Although the ruling African National Congress (ANC), which has been in power since the end of white-minority rule in 1994, looks set to be re-elected, there are many economic issues that the South African people hope it will tackle.
Economic growth and jobs
Since 1996, the Growth, Employment and Redistribution (GEAR) programme has been the central economic programme. The idea was to stimulate growth above 6%, which in turn would lead to 500,000 jobs being created. Between 1996 and 2008, South Africa's economy did grow, but at an average of 3.2%.
Since the financial crisis, growth has slowed even further - in 2013 the economy grew 1.9% - a snail's pace compared with other emerging markets. Unemployment has also risen to 24%, with jobs seen as the biggest concern among young South Africans ahead of the election.
In his Budget Speech delivered in February 2014, the minister of finance said there were promising signs of a recovery which should create some jobs and help to boost growth to 2.3% this year and back to 3% in the coming years.
However, debt has grown to 44% of GDP and the trade deficit is at 6%. The minister has said the country cannot continue on this course indefinitely and so he's tried hard to curb public spending.
The current ANC government has redrafted policy and will replace GEAR with the National Development Plan. The principles are the same, but the focus will be on monitoring performance.
Mining is regarded as the bedrock of the South African economy, but in truth it contributes less than 10% to overall economic activity. However, commodity exports account for almost 60% of foreign revenues.
Strikes on South African mines have damaged output, particularly in the platinum sector. A crippling strike in this sector has now entered its fourth month. Companies have lost more than $1bn (£590m) in sales, incurred huge debts and some are talking of selling their assets. Workers have lost $500m in wages.
The inability to resolve the crisis has reflected poorly on the country.
Gold mining has also been hit by strikes in the past year, but that industry has a bargaining council through which labour disputes are negotiated. Nonetheless, South Africa has fallen in the rankings of gold producers from number one in the world to number four.
Cost of living
In the past year, the South African currency, the rand, has lost 20% of its value, largely due to the withdrawal of stimulus in the US. This volatility has led to the country being named one of the "Fragile Five" alongside Indonesia, Brazil, India and Turkey.
This has had the knock-on effect of pushing up the price of goods, and South Africans are now paying much more for food, housing and transport. If the situation worsens the Reserve Bank will have to hike interest rates in order to support the currency. In turn consumer spending will slow down.
Delivery of services
The auditor general says fewer than 20 municipalities out of 284 have a clean balance sheet. This has resulted in failure to provide water, electricity, housing and schooling in many areas.

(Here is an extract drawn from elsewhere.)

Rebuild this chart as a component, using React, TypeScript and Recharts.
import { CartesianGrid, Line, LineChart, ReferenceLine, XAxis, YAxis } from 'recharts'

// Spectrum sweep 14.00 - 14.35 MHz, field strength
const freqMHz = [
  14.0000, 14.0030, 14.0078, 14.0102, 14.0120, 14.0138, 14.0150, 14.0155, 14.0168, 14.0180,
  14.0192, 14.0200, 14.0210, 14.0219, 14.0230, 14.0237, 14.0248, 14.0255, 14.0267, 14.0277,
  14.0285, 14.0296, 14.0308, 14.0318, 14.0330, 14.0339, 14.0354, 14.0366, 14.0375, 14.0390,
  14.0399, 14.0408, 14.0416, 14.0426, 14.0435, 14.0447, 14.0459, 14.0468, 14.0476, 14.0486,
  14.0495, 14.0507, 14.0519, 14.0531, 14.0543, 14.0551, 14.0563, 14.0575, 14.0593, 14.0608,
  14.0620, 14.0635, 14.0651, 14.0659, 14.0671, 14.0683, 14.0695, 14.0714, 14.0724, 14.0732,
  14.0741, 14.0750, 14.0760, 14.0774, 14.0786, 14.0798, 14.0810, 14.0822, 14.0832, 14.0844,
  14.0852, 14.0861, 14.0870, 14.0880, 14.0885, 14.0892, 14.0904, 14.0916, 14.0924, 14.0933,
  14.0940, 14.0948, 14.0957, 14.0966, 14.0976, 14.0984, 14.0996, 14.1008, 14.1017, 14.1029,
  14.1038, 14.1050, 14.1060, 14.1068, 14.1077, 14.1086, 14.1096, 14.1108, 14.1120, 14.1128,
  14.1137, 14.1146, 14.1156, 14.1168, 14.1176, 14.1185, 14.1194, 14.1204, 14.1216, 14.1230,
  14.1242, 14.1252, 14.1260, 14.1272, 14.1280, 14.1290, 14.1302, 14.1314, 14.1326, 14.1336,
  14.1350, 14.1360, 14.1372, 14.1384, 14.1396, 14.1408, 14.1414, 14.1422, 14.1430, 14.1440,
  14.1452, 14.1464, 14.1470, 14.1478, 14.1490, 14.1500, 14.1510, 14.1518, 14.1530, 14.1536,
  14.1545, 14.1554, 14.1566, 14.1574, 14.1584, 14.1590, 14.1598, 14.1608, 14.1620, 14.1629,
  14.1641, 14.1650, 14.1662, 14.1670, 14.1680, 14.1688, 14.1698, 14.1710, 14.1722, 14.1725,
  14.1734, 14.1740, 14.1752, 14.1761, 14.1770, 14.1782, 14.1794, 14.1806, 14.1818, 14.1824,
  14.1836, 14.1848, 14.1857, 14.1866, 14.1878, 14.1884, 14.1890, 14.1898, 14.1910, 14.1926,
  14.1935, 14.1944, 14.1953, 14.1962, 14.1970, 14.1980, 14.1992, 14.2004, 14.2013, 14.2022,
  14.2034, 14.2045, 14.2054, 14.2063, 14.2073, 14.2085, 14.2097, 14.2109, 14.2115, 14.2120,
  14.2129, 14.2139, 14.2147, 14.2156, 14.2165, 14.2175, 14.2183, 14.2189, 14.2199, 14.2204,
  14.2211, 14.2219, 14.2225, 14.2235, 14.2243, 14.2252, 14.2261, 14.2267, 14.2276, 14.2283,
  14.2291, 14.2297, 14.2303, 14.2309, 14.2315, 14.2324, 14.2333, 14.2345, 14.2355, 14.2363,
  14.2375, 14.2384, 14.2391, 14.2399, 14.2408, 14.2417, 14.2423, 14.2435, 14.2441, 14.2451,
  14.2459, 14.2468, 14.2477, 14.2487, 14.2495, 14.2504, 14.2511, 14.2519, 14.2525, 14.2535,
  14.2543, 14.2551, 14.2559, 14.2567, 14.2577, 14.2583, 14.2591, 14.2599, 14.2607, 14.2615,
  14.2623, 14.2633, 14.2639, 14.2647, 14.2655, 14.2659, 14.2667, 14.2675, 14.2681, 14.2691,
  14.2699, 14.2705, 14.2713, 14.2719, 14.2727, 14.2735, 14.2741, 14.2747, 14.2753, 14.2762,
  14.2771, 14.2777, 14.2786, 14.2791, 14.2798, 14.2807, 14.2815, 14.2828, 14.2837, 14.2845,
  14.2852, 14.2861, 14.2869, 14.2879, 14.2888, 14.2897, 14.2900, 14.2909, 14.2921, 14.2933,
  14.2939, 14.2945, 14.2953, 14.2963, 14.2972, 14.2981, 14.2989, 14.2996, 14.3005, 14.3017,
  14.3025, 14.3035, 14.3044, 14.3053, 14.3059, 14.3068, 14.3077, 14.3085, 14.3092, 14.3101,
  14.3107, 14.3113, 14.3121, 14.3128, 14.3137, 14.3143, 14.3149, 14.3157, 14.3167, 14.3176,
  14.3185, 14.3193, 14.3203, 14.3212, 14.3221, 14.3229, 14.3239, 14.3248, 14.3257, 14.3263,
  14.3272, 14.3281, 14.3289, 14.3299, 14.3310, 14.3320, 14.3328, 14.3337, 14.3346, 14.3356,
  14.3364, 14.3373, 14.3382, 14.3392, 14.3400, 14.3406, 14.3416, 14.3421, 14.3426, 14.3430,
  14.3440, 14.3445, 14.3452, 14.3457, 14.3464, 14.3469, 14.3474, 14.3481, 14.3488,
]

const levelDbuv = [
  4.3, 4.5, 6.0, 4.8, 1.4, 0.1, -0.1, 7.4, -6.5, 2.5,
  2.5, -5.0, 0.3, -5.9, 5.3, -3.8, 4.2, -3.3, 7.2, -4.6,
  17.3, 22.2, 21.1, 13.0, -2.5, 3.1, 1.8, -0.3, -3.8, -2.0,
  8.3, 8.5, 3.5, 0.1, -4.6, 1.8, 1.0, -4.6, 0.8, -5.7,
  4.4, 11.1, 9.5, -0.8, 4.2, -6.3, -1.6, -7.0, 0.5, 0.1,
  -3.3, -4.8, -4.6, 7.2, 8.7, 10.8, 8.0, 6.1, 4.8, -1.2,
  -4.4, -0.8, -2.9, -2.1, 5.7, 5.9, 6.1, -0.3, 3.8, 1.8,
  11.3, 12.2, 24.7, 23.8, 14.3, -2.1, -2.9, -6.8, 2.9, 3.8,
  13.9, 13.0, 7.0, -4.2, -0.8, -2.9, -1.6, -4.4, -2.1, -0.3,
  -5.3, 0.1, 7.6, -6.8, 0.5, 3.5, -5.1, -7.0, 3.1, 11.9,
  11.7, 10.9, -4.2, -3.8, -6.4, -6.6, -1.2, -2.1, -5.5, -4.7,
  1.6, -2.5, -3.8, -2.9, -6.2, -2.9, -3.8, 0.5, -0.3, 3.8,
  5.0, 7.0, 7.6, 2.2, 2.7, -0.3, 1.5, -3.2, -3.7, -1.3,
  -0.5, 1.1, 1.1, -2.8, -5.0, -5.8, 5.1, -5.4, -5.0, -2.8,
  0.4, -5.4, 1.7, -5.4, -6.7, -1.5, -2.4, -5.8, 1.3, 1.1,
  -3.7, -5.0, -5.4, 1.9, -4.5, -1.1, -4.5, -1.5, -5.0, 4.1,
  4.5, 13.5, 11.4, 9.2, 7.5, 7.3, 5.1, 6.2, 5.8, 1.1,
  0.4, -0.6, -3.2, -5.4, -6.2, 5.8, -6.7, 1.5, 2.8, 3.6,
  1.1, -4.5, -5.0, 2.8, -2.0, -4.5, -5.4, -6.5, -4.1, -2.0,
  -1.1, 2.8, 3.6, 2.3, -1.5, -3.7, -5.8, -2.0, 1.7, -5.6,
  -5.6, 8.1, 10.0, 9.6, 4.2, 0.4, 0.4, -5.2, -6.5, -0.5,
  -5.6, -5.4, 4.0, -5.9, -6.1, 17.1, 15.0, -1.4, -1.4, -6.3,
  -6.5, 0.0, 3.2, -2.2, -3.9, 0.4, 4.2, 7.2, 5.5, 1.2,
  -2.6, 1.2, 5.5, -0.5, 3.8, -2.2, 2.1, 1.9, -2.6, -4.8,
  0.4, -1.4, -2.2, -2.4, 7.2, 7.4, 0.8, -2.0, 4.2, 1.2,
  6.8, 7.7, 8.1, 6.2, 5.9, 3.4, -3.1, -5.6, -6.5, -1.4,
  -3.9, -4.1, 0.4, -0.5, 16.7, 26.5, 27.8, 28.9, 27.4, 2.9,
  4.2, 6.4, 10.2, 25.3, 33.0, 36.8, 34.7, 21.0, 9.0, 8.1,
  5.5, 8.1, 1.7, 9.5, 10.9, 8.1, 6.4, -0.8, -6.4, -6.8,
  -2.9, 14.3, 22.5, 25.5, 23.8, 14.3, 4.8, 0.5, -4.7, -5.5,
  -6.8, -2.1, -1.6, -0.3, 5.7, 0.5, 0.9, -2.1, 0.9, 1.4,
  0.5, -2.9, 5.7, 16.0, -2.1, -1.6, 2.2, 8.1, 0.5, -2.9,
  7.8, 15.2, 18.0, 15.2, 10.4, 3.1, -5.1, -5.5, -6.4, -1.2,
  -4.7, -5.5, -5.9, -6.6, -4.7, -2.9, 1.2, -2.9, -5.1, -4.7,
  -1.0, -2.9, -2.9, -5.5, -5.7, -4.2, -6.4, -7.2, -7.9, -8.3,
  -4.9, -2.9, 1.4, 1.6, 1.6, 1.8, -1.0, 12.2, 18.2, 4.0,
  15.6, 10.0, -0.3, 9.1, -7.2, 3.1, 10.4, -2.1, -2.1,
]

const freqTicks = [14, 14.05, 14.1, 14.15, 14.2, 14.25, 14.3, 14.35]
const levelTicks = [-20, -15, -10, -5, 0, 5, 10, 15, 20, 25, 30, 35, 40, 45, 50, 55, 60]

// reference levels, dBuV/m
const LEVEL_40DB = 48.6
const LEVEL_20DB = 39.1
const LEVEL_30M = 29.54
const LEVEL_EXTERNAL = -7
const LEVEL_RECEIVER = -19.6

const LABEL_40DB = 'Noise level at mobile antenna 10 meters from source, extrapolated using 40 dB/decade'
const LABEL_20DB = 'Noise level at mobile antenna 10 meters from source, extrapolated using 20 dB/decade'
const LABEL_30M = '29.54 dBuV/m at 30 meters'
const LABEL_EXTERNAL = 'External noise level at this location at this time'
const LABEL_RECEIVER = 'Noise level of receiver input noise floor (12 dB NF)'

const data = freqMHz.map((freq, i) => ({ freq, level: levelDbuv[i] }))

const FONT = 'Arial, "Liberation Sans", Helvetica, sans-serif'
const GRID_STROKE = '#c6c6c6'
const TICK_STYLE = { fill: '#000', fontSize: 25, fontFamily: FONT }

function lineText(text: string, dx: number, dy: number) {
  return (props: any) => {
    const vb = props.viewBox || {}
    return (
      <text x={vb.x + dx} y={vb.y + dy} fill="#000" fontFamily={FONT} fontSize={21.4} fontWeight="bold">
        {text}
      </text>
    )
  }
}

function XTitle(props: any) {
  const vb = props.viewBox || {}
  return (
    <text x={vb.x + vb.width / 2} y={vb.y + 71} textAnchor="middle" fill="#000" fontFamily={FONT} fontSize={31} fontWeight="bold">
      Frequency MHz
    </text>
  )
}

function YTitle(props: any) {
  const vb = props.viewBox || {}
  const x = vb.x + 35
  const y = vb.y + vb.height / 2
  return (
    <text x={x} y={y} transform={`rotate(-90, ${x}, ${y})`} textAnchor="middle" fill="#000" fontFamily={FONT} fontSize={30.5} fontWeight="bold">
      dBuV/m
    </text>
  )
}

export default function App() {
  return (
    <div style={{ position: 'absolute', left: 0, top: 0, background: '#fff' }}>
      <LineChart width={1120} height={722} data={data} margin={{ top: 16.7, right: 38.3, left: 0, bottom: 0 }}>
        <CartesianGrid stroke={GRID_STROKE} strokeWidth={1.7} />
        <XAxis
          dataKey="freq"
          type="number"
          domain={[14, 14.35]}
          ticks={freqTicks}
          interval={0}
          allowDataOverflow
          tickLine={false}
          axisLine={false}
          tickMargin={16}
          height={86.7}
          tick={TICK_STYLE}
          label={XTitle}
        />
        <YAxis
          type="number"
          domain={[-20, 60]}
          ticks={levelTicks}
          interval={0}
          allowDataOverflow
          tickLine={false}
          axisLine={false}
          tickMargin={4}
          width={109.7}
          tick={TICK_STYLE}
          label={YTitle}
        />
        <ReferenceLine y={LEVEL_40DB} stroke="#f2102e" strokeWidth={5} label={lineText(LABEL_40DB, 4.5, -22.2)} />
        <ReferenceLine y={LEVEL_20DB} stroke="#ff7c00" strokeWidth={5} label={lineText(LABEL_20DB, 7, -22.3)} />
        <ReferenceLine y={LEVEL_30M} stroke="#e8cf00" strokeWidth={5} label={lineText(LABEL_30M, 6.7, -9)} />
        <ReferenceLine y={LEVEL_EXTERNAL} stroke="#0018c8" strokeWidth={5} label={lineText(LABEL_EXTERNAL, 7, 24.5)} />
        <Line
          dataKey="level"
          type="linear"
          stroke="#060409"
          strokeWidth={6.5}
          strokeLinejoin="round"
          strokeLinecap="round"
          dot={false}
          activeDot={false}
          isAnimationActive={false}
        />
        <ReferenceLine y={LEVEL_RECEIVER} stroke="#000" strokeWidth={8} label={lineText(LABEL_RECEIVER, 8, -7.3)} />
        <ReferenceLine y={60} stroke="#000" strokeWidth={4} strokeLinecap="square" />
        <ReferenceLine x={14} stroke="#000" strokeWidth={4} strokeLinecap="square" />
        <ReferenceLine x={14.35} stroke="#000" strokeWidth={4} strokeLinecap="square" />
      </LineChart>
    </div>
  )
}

In recent years, that has spurred on hundreds of service delivery protests in townships, where the poor, black masses live, and where most of the country's unemployed population are likely to be found.

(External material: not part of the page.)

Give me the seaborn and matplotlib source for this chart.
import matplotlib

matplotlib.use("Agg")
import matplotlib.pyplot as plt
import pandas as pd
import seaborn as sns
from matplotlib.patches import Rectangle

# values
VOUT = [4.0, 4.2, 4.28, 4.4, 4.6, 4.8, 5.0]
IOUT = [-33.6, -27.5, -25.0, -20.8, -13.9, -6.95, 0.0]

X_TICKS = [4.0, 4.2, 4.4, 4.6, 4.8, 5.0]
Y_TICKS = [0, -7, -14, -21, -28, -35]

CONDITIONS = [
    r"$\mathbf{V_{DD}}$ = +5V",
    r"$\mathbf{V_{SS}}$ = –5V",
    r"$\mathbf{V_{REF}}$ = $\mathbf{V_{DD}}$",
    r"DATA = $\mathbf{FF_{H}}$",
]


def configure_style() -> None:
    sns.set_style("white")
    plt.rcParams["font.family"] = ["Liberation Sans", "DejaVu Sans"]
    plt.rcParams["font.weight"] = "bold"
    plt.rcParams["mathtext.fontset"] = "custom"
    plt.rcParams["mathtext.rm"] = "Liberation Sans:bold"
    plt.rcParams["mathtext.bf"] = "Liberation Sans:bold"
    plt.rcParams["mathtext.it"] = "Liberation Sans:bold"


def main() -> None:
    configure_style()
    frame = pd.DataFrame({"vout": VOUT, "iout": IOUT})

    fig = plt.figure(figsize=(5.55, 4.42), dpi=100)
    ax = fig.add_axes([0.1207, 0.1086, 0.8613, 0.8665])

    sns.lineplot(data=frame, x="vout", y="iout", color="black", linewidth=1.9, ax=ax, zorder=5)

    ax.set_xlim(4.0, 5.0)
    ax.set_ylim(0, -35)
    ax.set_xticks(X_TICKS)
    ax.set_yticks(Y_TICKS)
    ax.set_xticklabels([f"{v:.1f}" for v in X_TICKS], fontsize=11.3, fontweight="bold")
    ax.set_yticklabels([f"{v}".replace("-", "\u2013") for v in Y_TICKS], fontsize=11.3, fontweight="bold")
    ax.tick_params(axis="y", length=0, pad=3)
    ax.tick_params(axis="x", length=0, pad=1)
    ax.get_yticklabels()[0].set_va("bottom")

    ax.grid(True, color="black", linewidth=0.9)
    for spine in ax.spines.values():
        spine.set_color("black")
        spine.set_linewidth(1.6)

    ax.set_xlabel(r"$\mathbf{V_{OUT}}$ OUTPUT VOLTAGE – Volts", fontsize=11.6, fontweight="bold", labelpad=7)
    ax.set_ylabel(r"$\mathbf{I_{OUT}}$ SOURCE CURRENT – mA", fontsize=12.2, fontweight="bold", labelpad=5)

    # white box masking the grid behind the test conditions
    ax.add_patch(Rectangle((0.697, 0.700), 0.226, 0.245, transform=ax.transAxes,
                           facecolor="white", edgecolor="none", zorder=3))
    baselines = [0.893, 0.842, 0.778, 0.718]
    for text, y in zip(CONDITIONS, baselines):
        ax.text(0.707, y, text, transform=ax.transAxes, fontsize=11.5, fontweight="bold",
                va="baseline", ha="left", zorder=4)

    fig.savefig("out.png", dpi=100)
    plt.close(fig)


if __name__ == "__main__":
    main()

The concern is that unless solutions are found, a situation where young people who are agitated, jobless and in despair could lead to an "Arab spring" in the future. But it is important to note that some strides have been made since the advent of democracy, with 3 million houses having been built for the poor.

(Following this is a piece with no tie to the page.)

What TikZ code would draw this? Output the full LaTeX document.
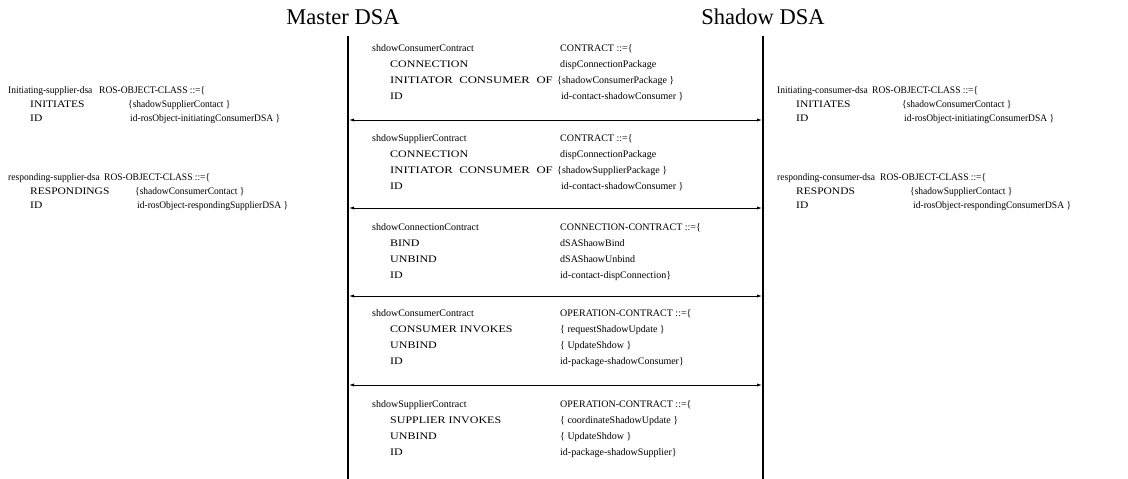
\documentclass[tikz,border=0pt]{standalone}
\usepackage{fontspec}
\usepackage{graphicx}
\setmainfont{Liberation Serif}
\usetikzlibrary{arrows.meta}
\newcommand\kw[1]{\scalebox{1.2}[1]{#1}}
\newcommand\skw[1]{\scalebox{1.15}[1]{#1}}
\newcommand\cn[1]{\scalebox{0.95}[1]{#1}}
\tikzset{
  txt/.style={anchor=base west,inner sep=0pt,font=\fontsize{10}{12}\selectfont},
  ttl/.style={anchor=base,inner sep=0pt,font=\fontsize{22.5}{26}\selectfont},
  lifeline/.style={line width=1.3pt},
  msg/.style={line width=0.8pt,{Latex[length=5pt,width=3.2pt]}-{Latex[length=5pt,width=3.2pt]}}
}
\begin{document}
\begin{tikzpicture}[x=1pt,y=-1pt]
\useasboundingbox (0,0) rectangle (1128,479);
% titles
\node[ttl] (tm) at (343,24) {Master DSA};
\node[ttl] (ts) at (763,24) {Shadow DSA};
% lifelines
\coordinate (LT) at (348,36); \coordinate (LB) at (348,479);
\coordinate (RT) at (763,36); \coordinate (RB) at (763,479);
\draw[lifeline] (LT) -- (LB);
\draw[lifeline] (RT) -- (RB);
% arrows
\foreach \n/\y in {1/120,2/208,3/296,4/385}{
  \coordinate (m\n L) at (349,\y);
  \coordinate (m\n R) at (762,\y);
}
\foreach \n in {1,2,3,4}{ \draw[msg] (m\n L) -- (m\n R); }
% box 1
\node[txt] (b1a) at (372,51) {shdowConsumerContract};
\node[txt] (b1b) at (560,51) {CONTRACT ::=\{};
\node[txt] (b1c) at (390,67) {\kw{CONNECTION}};
\node[txt] (b1d) at (560,67) {dispConnectionPackage};
\node[txt] (b1e) at (390,83) {\scalebox{1.27}[1]{\makebox[128pt][s]{INITIATOR CONSUMER OF}}};
\node[txt] (b1f) at (557,83) {\{shadowConsumerPackage \}};
\node[txt] (b1g) at (390,99) {\kw{ID}};
\node[txt] (b1h) at (561,99) {id-contact-shadowConsumer \}};
% box 2
\node[txt] (b2a) at (372,141) {shdowSupplierContract};
\node[txt] (b2b) at (560,141) {CONTRACT ::=\{};
\node[txt] (b2c) at (390,157) {\kw{CONNECTION}};
\node[txt] (b2d) at (560,157) {dispConnectionPackage};
\node[txt] (b2e) at (390,173) {\scalebox{1.27}[1]{\makebox[128pt][s]{INITIATOR CONSUMER OF}}};
\node[txt] (b2f) at (557,173) {\{shadowSupplierPackage \}};
\node[txt] (b2g) at (390,189) {\kw{ID}};
\node[txt] (b2h) at (561,189) {id-contact-shadowConsumer \}};
% box 3
\node[txt] (b3a) at (372,230) {shdowConnectionContract};
\node[txt] (b3b) at (560,230) {CONNECTION-CONTRACT ::=\{};
\node[txt] (b3c) at (390,246) {\kw{BIND}};
\node[txt] (b3d) at (560,246) {dSAShaowBind};
\node[txt] (b3e) at (390,262) {\kw{UNBIND}};
\node[txt] (b3f) at (560,262) {dSAShaowUnbind};
\node[txt] (b3g) at (390,278) {\kw{ID}};
\node[txt] (b3h) at (560,278) {id-contact-dispConnection\}};
% box 4
\node[txt] (b4a) at (372,316) {shdowConsumerContract};
\node[txt] (b4b) at (560,316) {OPERATION-CONTRACT ::=\{};
\node[txt] (b4c) at (390,332) {\kw{CONSUMER INVOKES}};
\node[txt] (b4d) at (560,332) {\{ requestShadowUpdate \}};
\node[txt] (b4e) at (390,348) {\kw{UNBIND}};
\node[txt] (b4f) at (560,348) {\{ UpdateShdow \}};
\node[txt] (b4g) at (390,364) {\kw{ID}};
\node[txt] (b4h) at (560,364) {id-package-shadowConsumer\}};
% box 5
\node[txt] (b5a) at (372,407) {shdowSupplierContract};
\node[txt] (b5b) at (560,407) {OPERATION-CONTRACT ::=\{};
\node[txt] (b5c) at (390,423) {\kw{SUPPLIER INVOKES}};
\node[txt] (b5d) at (560,423) {\{ coordinateShadowUpdate \}};
\node[txt] (b5e) at (390,439) {\kw{UNBIND}};
\node[txt] (b5f) at (560,439) {\{ UpdateShdow \}};
\node[txt] (b5g) at (390,455) {\kw{ID}};
\node[txt] (b5h) at (560,455) {id-package-shadowSupplier\}};
% left blocks
\node[txt] (l1a) at (8,93) {\cn{Initiating-supplier-dsa}};
\node[txt] (l1b) at (99,93) {\cn{ROS-OBJECT-CLASS ::=\{}};
\node[txt] (l1c) at (30,107) {\skw{INITIATES}};
\node[txt] (l1d) at (128,107) {\cn{\{shadowSupplierContact \}}};
\node[txt] (l1e) at (30,121) {\skw{ID}};
\node[txt] (l1f) at (130,121) {\cn{id-rosObject-initiatingConsumerDSA \}}};
\node[txt] (l2a) at (8,180) {\cn{responding-supplier-dsa}};
\node[txt] (l2b) at (104,180) {\cn{ROS-OBJECT-CLASS ::=\{}};
\node[txt] (l2c) at (30,194) {\skw{RESPONDINGS}};
\node[txt] (l2d) at (135,194) {\cn{\{shadowConsumerContact \}}};
\node[txt] (l2e) at (30,208) {\skw{ID}};
\node[txt] (l2f) at (137,208) {\cn{id-rosObject-respondingSupplierDSA \}}};
% right blocks
\node[txt] (r1a) at (777,93) {\cn{Initiating-consumer-dsa}};
\node[txt] (r1b) at (872,93) {\cn{ROS-OBJECT-CLASS ::=\{}};
\node[txt] (r1c) at (796,107) {\skw{INITIATES}};
\node[txt] (r1d) at (902,107) {\cn{\{shadowConsumerContact \}}};
\node[txt] (r1e) at (796,121) {\skw{ID}};
\node[txt] (r1f) at (904,121) {\cn{id-rosObject-initiatingConsumerDSA \}}};
\node[txt] (r2a) at (777,180) {\cn{responding-consumer-dsa}};
\node[txt] (r2b) at (880,180) {\cn{ROS-OBJECT-CLASS ::=\{}};
\node[txt] (r2c) at (796,194) {\skw{RESPONDS}};
\node[txt] (r2d) at (910,194) {\cn{\{shadowSupplierContact \}}};
\node[txt] (r2e) at (796,208) {\skw{ID}};
\node[txt] (r2f) at (913,208) {\cn{id-rosObject-respondingConsumerDSA \}}};
\end{tikzpicture}
\end{document}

South Africa has been hit by several corruption scandals in the past 20 years. The first was the procurement of weapons in a 1999 arms deal. A variety of inquiries have been made into the multi-billion dollar deal, but there are still no clear answers as to who benefited from any alleged kickbacks.
There have been other controversies. The most pointed issue today is the Nkandla scandal, where President Zuma is accused of using some $23m of taxpayers' money to renovate a luxury residence in the countryside. An independent inquiry found that Mr Zuma benefitted "unduly" and should repay costs for some of the unnecessary renovations.
For South Africans corruption is an issue of great consternation. And in the face of widespread poverty, the Nkandla saga is regarded as an affront to the nation.